= Given instruction =
From the listing that follows, output everything exactly except the pictures.

==== Given data

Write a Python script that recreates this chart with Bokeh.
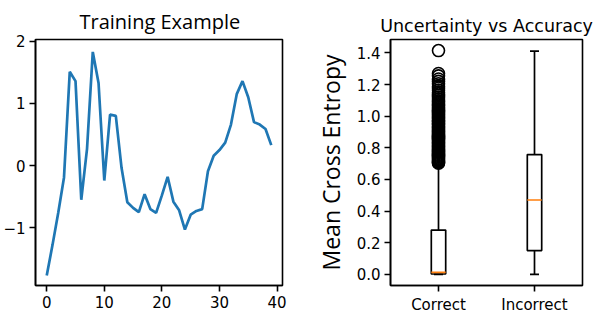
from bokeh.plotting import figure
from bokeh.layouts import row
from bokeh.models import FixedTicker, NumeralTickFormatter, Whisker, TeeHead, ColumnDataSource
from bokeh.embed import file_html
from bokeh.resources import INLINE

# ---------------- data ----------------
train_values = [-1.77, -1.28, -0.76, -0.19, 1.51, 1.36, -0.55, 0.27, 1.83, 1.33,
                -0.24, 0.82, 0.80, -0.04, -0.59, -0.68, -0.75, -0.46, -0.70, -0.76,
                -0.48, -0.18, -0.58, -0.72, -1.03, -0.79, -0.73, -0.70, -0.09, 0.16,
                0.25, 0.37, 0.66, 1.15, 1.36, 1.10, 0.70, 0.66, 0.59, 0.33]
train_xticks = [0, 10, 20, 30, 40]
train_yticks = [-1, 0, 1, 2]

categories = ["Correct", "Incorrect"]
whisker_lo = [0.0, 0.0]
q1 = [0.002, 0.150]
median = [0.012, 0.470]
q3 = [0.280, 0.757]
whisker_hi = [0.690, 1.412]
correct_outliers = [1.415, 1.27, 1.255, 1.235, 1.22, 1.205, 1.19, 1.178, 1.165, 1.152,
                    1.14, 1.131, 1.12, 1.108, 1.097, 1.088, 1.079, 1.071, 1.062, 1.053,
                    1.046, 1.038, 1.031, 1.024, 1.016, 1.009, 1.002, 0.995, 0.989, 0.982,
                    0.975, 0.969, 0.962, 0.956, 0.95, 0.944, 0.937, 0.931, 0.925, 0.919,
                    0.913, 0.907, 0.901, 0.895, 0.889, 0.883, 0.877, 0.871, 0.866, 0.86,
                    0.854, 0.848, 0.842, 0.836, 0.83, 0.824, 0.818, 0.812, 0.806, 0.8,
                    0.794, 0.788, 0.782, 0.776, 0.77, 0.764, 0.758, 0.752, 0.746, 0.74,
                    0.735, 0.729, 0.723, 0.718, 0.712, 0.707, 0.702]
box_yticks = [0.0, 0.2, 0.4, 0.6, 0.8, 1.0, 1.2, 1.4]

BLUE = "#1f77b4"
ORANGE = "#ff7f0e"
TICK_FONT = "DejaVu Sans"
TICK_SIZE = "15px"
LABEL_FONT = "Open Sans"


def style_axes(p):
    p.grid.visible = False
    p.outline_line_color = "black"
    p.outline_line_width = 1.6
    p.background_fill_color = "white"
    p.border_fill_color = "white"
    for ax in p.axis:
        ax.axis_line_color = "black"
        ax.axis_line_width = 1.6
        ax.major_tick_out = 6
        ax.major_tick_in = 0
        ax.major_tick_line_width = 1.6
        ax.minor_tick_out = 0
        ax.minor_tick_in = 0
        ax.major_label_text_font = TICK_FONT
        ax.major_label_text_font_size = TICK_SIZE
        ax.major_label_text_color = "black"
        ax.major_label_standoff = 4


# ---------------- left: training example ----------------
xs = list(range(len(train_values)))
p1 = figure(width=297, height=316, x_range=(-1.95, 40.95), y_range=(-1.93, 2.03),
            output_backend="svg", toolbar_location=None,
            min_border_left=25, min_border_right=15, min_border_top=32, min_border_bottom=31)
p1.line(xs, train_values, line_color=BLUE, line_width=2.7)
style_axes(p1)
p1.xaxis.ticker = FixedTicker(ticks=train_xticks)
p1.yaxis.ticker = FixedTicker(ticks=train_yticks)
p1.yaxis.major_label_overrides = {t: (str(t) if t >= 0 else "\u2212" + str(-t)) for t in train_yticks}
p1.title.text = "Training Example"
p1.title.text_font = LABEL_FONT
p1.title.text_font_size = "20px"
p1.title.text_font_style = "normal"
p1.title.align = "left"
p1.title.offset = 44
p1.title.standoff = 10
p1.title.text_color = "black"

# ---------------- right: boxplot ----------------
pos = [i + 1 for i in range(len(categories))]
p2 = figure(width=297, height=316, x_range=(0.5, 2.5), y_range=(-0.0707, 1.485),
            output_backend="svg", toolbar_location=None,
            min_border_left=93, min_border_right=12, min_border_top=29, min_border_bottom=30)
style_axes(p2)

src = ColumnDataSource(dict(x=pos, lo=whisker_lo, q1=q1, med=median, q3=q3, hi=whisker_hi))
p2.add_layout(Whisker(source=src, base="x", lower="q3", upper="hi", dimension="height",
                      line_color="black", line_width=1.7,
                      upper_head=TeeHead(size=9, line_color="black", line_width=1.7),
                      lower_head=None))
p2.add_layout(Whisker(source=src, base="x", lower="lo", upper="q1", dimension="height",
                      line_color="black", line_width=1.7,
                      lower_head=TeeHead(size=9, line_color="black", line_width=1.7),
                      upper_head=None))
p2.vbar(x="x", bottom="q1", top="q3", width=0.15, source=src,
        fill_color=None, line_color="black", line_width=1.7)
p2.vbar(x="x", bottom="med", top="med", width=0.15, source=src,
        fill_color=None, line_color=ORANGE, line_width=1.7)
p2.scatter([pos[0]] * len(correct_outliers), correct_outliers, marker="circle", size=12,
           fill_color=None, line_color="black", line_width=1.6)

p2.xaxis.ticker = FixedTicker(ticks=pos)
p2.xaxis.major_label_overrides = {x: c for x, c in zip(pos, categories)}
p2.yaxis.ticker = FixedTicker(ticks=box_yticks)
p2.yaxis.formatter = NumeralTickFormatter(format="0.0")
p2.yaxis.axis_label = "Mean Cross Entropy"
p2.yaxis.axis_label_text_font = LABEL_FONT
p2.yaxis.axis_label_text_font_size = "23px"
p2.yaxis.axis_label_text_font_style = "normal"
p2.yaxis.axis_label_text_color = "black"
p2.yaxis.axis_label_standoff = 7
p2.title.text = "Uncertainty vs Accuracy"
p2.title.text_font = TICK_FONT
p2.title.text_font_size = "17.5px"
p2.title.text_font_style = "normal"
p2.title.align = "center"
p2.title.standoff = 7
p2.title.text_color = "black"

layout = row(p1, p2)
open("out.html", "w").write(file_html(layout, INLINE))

========

= Written solution =
Write a Python script that recreates this chart with Bokeh.
from bokeh.plotting import figure
from bokeh.layouts import row
from bokeh.models import FixedTicker, NumeralTickFormatter, Whisker, TeeHead, ColumnDataSource
from bokeh.embed import file_html
from bokeh.resources import INLINE

# ---------------- data ----------------
train_values = [-1.77, -1.28, -0.76, -0.19, 1.51, 1.36, -0.55, 0.27, 1.83, 1.33,
                -0.24, 0.82, 0.80, -0.04, -0.59, -0.68, -0.75, -0.46, -0.70, -0.76,
                -0.48, -0.18, -0.58, -0.72, -1.03, -0.79, -0.73, -0.70, -0.09, 0.16,
                0.25, 0.37, 0.66, 1.15, 1.36, 1.10, 0.70, 0.66, 0.59, 0.33]
train_xticks = [0, 10, 20, 30, 40]
train_yticks = [-1, 0, 1, 2]

categories = ["Correct", "Incorrect"]
whisker_lo = [0.0, 0.0]
q1 = [0.002, 0.150]
median = [0.012, 0.470]
q3 = [0.280, 0.757]
whisker_hi = [0.690, 1.412]
correct_outliers = [1.415, 1.27, 1.255, 1.235, 1.22, 1.205, 1.19, 1.178, 1.165, 1.152,
                    1.14, 1.131, 1.12, 1.108, 1.097, 1.088, 1.079, 1.071, 1.062, 1.053,
                    1.046, 1.038, 1.031, 1.024, 1.016, 1.009, 1.002, 0.995, 0.989, 0.982,
                    0.975, 0.969, 0.962, 0.956, 0.95, 0.944, 0.937, 0.931, 0.925, 0.919,
                    0.913, 0.907, 0.901, 0.895, 0.889, 0.883, 0.877, 0.871, 0.866, 0.86,
                    0.854, 0.848, 0.842, 0.836, 0.83, 0.824, 0.818, 0.812, 0.806, 0.8,
                    0.794, 0.788, 0.782, 0.776, 0.77, 0.764, 0.758, 0.752, 0.746, 0.74,
                    0.735, 0.729, 0.723, 0.718, 0.712, 0.707, 0.702]
box_yticks = [0.0, 0.2, 0.4, 0.6, 0.8, 1.0, 1.2, 1.4]

BLUE = "#1f77b4"
ORANGE = "#ff7f0e"
TICK_FONT = "DejaVu Sans"
TICK_SIZE = "15px"
LABEL_FONT = "Open Sans"


def style_axes(p):
    p.grid.visible = False
    p.outline_line_color = "black"
    p.outline_line_width = 1.6
    p.background_fill_color = "white"
    p.border_fill_color = "white"
    for ax in p.axis:
        ax.axis_line_color = "black"
        ax.axis_line_width = 1.6
        ax.major_tick_out = 6
        ax.major_tick_in = 0
        ax.major_tick_line_width = 1.6
        ax.minor_tick_out = 0
        ax.minor_tick_in = 0
        ax.major_label_text_font = TICK_FONT
        ax.major_label_text_font_size = TICK_SIZE
        ax.major_label_text_color = "black"
        ax.major_label_standoff = 4


# ---------------- left: training example ----------------
xs = list(range(len(train_values)))
p1 = figure(width=297, height=316, x_range=(-1.95, 40.95), y_range=(-1.93, 2.03),
            output_backend="svg", toolbar_location=None,
            min_border_left=25, min_border_right=15, min_border_top=32, min_border_bottom=31)
p1.line(xs, train_values, line_color=BLUE, line_width=2.7)
style_axes(p1)
p1.xaxis.ticker = FixedTicker(ticks=train_xticks)
p1.yaxis.ticker = FixedTicker(ticks=train_yticks)
p1.yaxis.major_label_overrides = {t: (str(t) if t >= 0 else "\u2212" + str(-t)) for t in train_yticks}
p1.title.text = "Training Example"
p1.title.text_font = LABEL_FONT
p1.title.text_font_size = "20px"
p1.title.text_font_style = "normal"
p1.title.align = "left"
p1.title.offset = 44
p1.title.standoff = 10
p1.title.text_color = "black"

# ---------------- right: boxplot ----------------
pos = [i + 1 for i in range(len(categories))]
p2 = figure(width=297, height=316, x_range=(0.5, 2.5), y_range=(-0.0707, 1.485),
            output_backend="svg", toolbar_location=None,
            min_border_left=93, min_border_right=12, min_border_top=29, min_border_bottom=30)
style_axes(p2)

src = ColumnDataSource(dict(x=pos, lo=whisker_lo, q1=q1, med=median, q3=q3, hi=whisker_hi))
p2.add_layout(Whisker(source=src, base="x", lower="q3", upper="hi", dimension="height",
                      line_color="black", line_width=1.7,
                      upper_head=TeeHead(size=9, line_color="black", line_width=1.7),
                      lower_head=None))
p2.add_layout(Whisker(source=src, base="x", lower="lo", upper="q1", dimension="height",
                      line_color="black", line_width=1.7,
                      lower_head=TeeHead(size=9, line_color="black", line_width=1.7),
                      upper_head=None))
p2.vbar(x="x", bottom="q1", top="q3", width=0.15, source=src,
        fill_color=None, line_color="black", line_width=1.7)
p2.vbar(x="x", bottom="med", top="med", width=0.15, source=src,
        fill_color=None, line_color=ORANGE, line_width=1.7)
p2.scatter([pos[0]] * len(correct_outliers), correct_outliers, marker="circle", size=12,
           fill_color=None, line_color="black", line_width=1.6)

p2.xaxis.ticker = FixedTicker(ticks=pos)
p2.xaxis.major_label_overrides = {x: c for x, c in zip(pos, categories)}
p2.yaxis.ticker = FixedTicker(ticks=box_yticks)
p2.yaxis.formatter = NumeralTickFormatter(format="0.0")
p2.yaxis.axis_label = "Mean Cross Entropy"
p2.yaxis.axis_label_text_font = LABEL_FONT
p2.yaxis.axis_label_text_font_size = "23px"
p2.yaxis.axis_label_text_font_style = "normal"
p2.yaxis.axis_label_text_color = "black"
p2.yaxis.axis_label_standoff = 7
p2.title.text = "Uncertainty vs Accuracy"
p2.title.text_font = TICK_FONT
p2.title.text_font_size = "17.5px"
p2.title.text_font_style = "normal"
p2.title.align = "center"
p2.title.standoff = 7
p2.title.text_color = "black"

layout = row(p1, p2)
open("out.html", "w").write(file_html(layout, INLINE))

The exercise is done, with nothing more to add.